[Given task] In the records below, reproduce exactly the lines from the one containing "Clone this chart in seaborn and matplotlib." through the one containing "import pandas as pd", both included, and omit the pictures.

[Provided records]
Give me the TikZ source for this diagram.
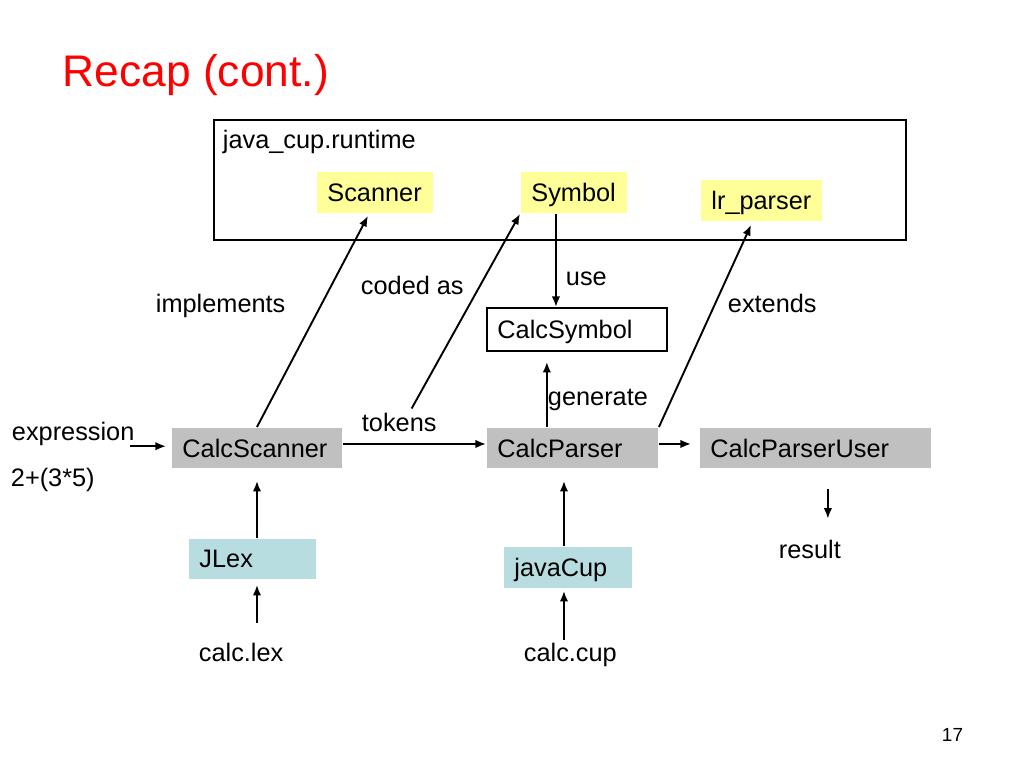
\documentclass[tikz,border=0pt]{standalone}
\usepackage{fontspec}
\setmainfont{Liberation Sans}
\usetikzlibrary{arrows.meta}
\definecolor{boxgrey}{RGB}{192,192,192}
\definecolor{boxyellow}{RGB}{255,255,153}
\definecolor{boxcyan}{RGB}{183,221,224}
\tikzset{
  cls/.style={anchor=north west, inner sep=0pt, align=left, text depth=0pt},
  lbl/.style={anchor=base west, inner sep=0pt}
}
\begin{document}
\begin{tikzpicture}[x=.025cm, y=-.025cm, line width=1.35pt, font=\fontsize{18}{22}\selectfont, >={Latex[length=7.5pt,width=6pt]}]
\useasboundingbox (0,0) rectangle (1024,768);
\node[lbl, text=red, font=\fontsize{31.5}{38}\selectfont] (title) at (62,87) {Recap (cont.)};
\node[draw, anchor=north west, minimum width=17.3cm, minimum height=3cm, inner sep=0pt] (runtime) at (213,119) {};
\node[lbl] (runtimelbl) at (222,149) {java\_cup.runtime};
\node[cls, fill=boxyellow, minimum width=2.9cm, minimum height=1.025cm, text width=2.375cm] (scanner) at (316,171) {Scanner};
\node[cls, fill=boxyellow, minimum width=2.65cm, minimum height=1.025cm, text width=2.125cm] (symbol) at (520,171) {Symbol};
\node[cls, fill=boxyellow, minimum width=3.025cm, minimum height=1.025cm, text width=2.5cm] (lrparser) at (700,179) {lr\_parser};
\node[cls, draw, minimum width=4.5cm, minimum height=1.075cm, text width=3.975cm] (calcsymbol) at (486,307) {CalcSymbol};
\node[cls, fill=boxgrey, minimum width=4.25cm, minimum height=1cm, text width=3.725cm] (calcscanner) at (171,427) {CalcScanner};
\node[cls, fill=boxgrey, minimum width=4.275cm, minimum height=1cm, text width=3.75cm] (calcparser) at (486,427) {CalcParser};
\node[cls, fill=boxgrey, minimum width=5.775cm, minimum height=1cm, text width=5.25cm] (user) at (699,427) {CalcParserUser};
\node[cls, fill=boxcyan, minimum width=3.175cm, minimum height=1cm, text width=2.65cm] (jlex) at (188,538) {JLex};
\node[cls, fill=boxcyan, minimum width=3.2cm, minimum height=1.025cm, text width=2.675cm] (javacup) at (503,546) {javaCup};
\node[lbl] (implements) at (155,312) {implements};
\node[lbl] (codedas) at (360,294) {coded as};
\node[lbl] (use) at (565,285) {use};
\node[lbl] (extends) at (727,312) {extends};
\node[lbl] (generate) at (547,405) {generate};
\node[lbl] (tokens) at (361,431) {tokens};
\node[lbl] (expr) at (11,440) {expression};
\node[lbl] (input) at (10,486) {2+(3*5)};
\node[lbl] (result) at (778,558) {result};
\node[lbl] (calclex) at (198,661) {calc.lex};
\node[lbl] (calccup) at (523,661) {calc.cup};
\node[lbl, font=\fontsize{13.5}{16}\selectfont] (page) at (941,741) {17};
\coordinate (usex) at ([xshift=-.45cm]symbol.south);
\coordinate (genx) at ([xshift=-.64cm]calcparser.north);
\coordinate (resx) at ([xshift=.31cm]user.south);
\coordinate (cupx) at ([xshift=-.1cm]javacup.south);
\draw[->] ([xshift=-.125cm]expr.south east) -- ([xshift=-.125cm]expr.south east -| calcscanner.west);
\draw[->] ([yshift=.1cm]calcscanner.east) -- ([yshift=.1cm]calcparser.west);
\draw[->, shorten >=.2cm] ([yshift=.1cm]calcparser.east) -- ([yshift=.1cm]user.west);
\draw[->] (calcscanner.north) -- ([xshift=-.175cm,yshift=-.05cm]scanner.south);
\draw[->] ([xshift=.31cm,yshift=.08cm]tokens.north) -- (symbol.south west);
\draw[->] (usex) -- (usex |- calcsymbol.north);
\draw[->, shorten >=.25cm] (genx) -- (genx |- calcsymbol.south);
\draw[->] (calcparser.north east) -- ([xshift=-.26cm,yshift=-.075cm]lrparser.south);
\draw[->, shorten <=.5cm, shorten >=.5cm] (resx) -- (resx |- result.north);
\draw[->, shorten >=.3cm] (jlex.north -| calcscanner.south) -- (calcscanner.south);
\draw[->, shorten <=.475cm, shorten >=.125cm] (calclex.north -| calcscanner.south) -- (jlex.south -| calcscanner.south);
\draw[->, shorten >=.3cm] ([xshift=-.1cm]javacup.north) -- ([xshift=-.1cm]javacup.north |- calcparser.south);
\draw[->, shorten <=.05cm, shorten >=.05cm] (cupx |- calccup.north) -- (cupx);
\end{tikzpicture}
\end{document}
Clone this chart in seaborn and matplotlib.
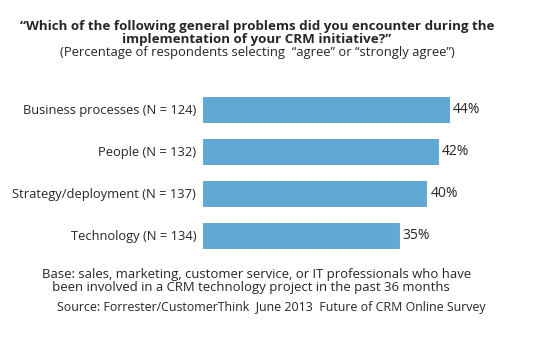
import matplotlib
matplotlib.use("Agg")
import matplotlib.pyplot as plt
import seaborn as sns
import pandas as pd

# data
categories = ["Business processes (N = 124)", "People (N = 132)",
              "Strategy/deployment (N = 137)", "Technology (N = 134)"]
values = [44, 42, 40, 35]

df = pd.DataFrame({"problem": categories, "pct": values})

sns.set_style("white")
plt.rcParams["font.family"] = ["Open Sans", "DejaVu Sans"]

fig = plt.figure(figsize=(5.55, 3.54), dpi=100)
ax = fig.add_axes([0.366, 0.2754, 0.503, 0.475])

sns.barplot(data=df, x="pct", y="problem", color="#60a8d6", width=0.6,
            saturation=1, edgecolor="#5a9fcc", linewidth=0.6, ax=ax)

ax.set_xlim(0, 50)
ax.set_ylim(3.5, -0.5)
ax.set_xlabel("")
ax.set_ylabel("")
ax.set_xticks([])
ax.tick_params(axis="y", length=0, pad=5, labelsize=9.3)
for s in ax.spines.values():
    s.set_visible(False)

for i, v in enumerate(values):
    ax.text(v + 0.7, i, f"{v}%", va="center", ha="left", fontsize=10)

fig.text(0.463, 0.907, "\u201cWhich of the following general problems did you encounter during the\nimplementation of your CRM initiative?\u201d",
         ha="center", va="center", fontsize=9.6, fontweight="bold", linespacing=1.0)
fig.text(0.463, 0.851, "(Percentage of respondents selecting  \u201cagree\u201d or \u201cstrongly agree\u201d)",
         ha="center", va="center", fontsize=9.4)

fig.text(0.076, 0.2076, "Base: sales, marketing, customer service, or IT professionals who have\n   been involved in a CRM technology project in the past 36 months",
         ha="left", va="center", fontsize=9.45, linespacing=1.0)
fig.text(0.103, 0.13, "Source: Forrester/CustomerThink  June 2013  Future of CRM Online Survey",
         ha="left", va="center", fontsize=8.9)

fig.savefig("out.png", dpi=100)
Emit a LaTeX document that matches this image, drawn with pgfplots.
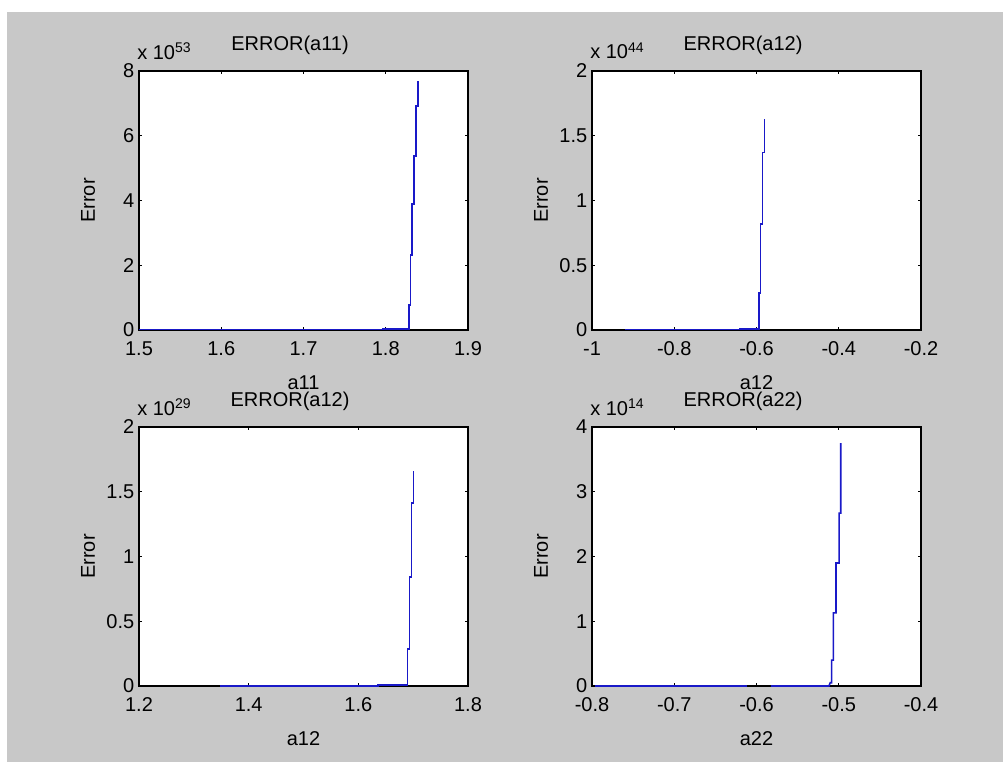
\documentclass[border=0pt]{standalone}
\usepackage{fontspec}
\setmainfont{Liberation Sans}
\usepackage{pgfplots}
\pgfplotsset{compat=1.18}
\definecolor{figgray}{RGB}{200,200,200}
\definecolor{mblue}{RGB}{25,25,200}
\newcommand\mfont{\fontsize{15}{18}\selectfont}

\pgfplotsset{
  mline/.style={mblue, line width=1.2pt, mark=none},
  mplot/.style={
    scale only axis, width=246.75pt, height=194.25pt,
    anchor=south west,
    axis background/.style={fill=white},
    axis line style={line width=0.8pt},
    tick style={black, line width=0.6pt},
    major tick length=2.5pt,
    tick align=inside, xtick pos=both, ytick pos=both,
    scaled x ticks=false,
    /pgf/number format/assume math mode=true,
    tick label style={font=\mfont},
    label style={font=\mfont},
    title style={font=\mfont, at={(axis description cs:0.459,1.069)},
      anchor=center, yshift=0pt},
    xlabel style={at={(axis description cs:0.5,-0.205)}, anchor=center},
    ylabel style={at={(axis description cs:-0.155,0.5)}, anchor=center},
    ylabel={Error},
    xticklabel style={yshift=-5pt},
    ytick scale label code/.code={x 10\textsuperscript{##1}},
    every y tick scale label/.style={at={(rel axis cs:0,1)}, anchor=base west,
      yshift=9pt, xshift=-1.5pt, inner sep=0pt, font=\mfont},
  }
}

\begin{document}
\begin{tikzpicture}
\fill[white] (0,0) rectangle (752.25pt,-571.5pt);
\fill[figgray] (5.25pt,-9pt) rectangle (752.25pt,-571.5pt);
\useasboundingbox (0,0) rectangle (752.25pt,-571.5pt);

% error versus a11
\begin{axis}[mplot, at={(104.25pt,-247.5pt)},
  xmin=1.5, xmax=1.9, ymin=0, ymax=8e53,
  xtick={1.5,1.6,1.7,1.8,1.9}, ytick={0,2e53,4e53,6e53,8e53},
  scaled y ticks=base 10:-53,
  title={ERROR(a11)}, xlabel={a11}]
\addplot[mline] coordinates {(1.5,0) (1.797,0) (1.797,0.03e53) (1.8283,0.03e53)
  (1.8283,0.77e53) (1.8303,0.77e53) (1.8303,2.31e53) (1.8322,2.31e53)
  (1.8322,3.89e53) (1.8343,3.89e53) (1.8343,5.37e53) (1.8367,5.37e53)
  (1.8367,6.91e53) (1.8395,6.91e53) (1.8395,7.69e53)};
\end{axis}

% error versus a12
\begin{axis}[mplot, at={(444pt,-247.5pt)},
  xmin=-1, xmax=-0.2, ymin=0, ymax=2e44,
  xtick={-1,-0.8,-0.6,-0.4,-0.2}, ytick={0,0.5e44,1e44,1.5e44,2e44},
  scaled y ticks=base 10:-44,
  title={ERROR(a12)}, xlabel={a12}]
\addplot[mline] coordinates {(-0.92,0) (-0.640,0) (-0.640,0.01e44) (-0.594,0.01e44)
  (-0.594,0.286e44) (-0.590,0.286e44) (-0.590,0.82e44) (-0.585,0.82e44)
  (-0.585,1.37e44) (-0.581,1.37e44) (-0.581,1.63e44)};
\end{axis}

% error versus a12, second run
\begin{axis}[mplot, at={(104.25pt,-514.5pt)},
  xmin=1.2, xmax=1.8, ymin=0, ymax=2e29,
  xtick={1.2,1.4,1.6,1.8}, ytick={0,0.5e29,1e29,1.5e29,2e29},
  scaled y ticks=base 10:-29,
  title={ERROR(a12)}, xlabel={a12}]
\addplot[mline] coordinates {(1.348,0) (1.636,0) (1.636,0.01e29) (1.6896,0.01e29)
  (1.6896,0.286e29) (1.6932,0.286e29) (1.6932,0.842e29) (1.6969,0.842e29)
  (1.6969,1.413e29) (1.7005,1.413e29) (1.7005,1.66e29)};
\end{axis}

% error versus a22
\begin{axis}[mplot, at={(444pt,-514.5pt)},
  xmin=-0.8, xmax=-0.4, ymin=0, ymax=4e14,
  xtick={-0.8,-0.7,-0.6,-0.5,-0.4}, ytick={0,1e14,2e14,3e14,4e14},
  scaled y ticks=base 10:-14,
  title={ERROR(a22)}, xlabel={a22}]
\addplot[mline] coordinates {(-0.796,0) (-0.6115,0)};
\addplot[mline] coordinates {(-0.5824,0) (-0.5119,0) (-0.5104,0.05e14) (-0.5086,0.05e14)
  (-0.5086,0.40e14) (-0.5066,0.40e14) (-0.5066,1.13e14) (-0.5033,1.13e14)
  (-0.5033,1.90e14) (-0.4996,1.90e14) (-0.4996,2.67e14) (-0.4976,2.67e14)
  (-0.4976,3.75e14)};
\end{axis}
\end{tikzpicture}
\end{document}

[Answer to the exercise]
Clone this chart in seaborn and matplotlib.
import matplotlib
matplotlib.use("Agg")
import matplotlib.pyplot as plt
import seaborn as sns
import pandas as pd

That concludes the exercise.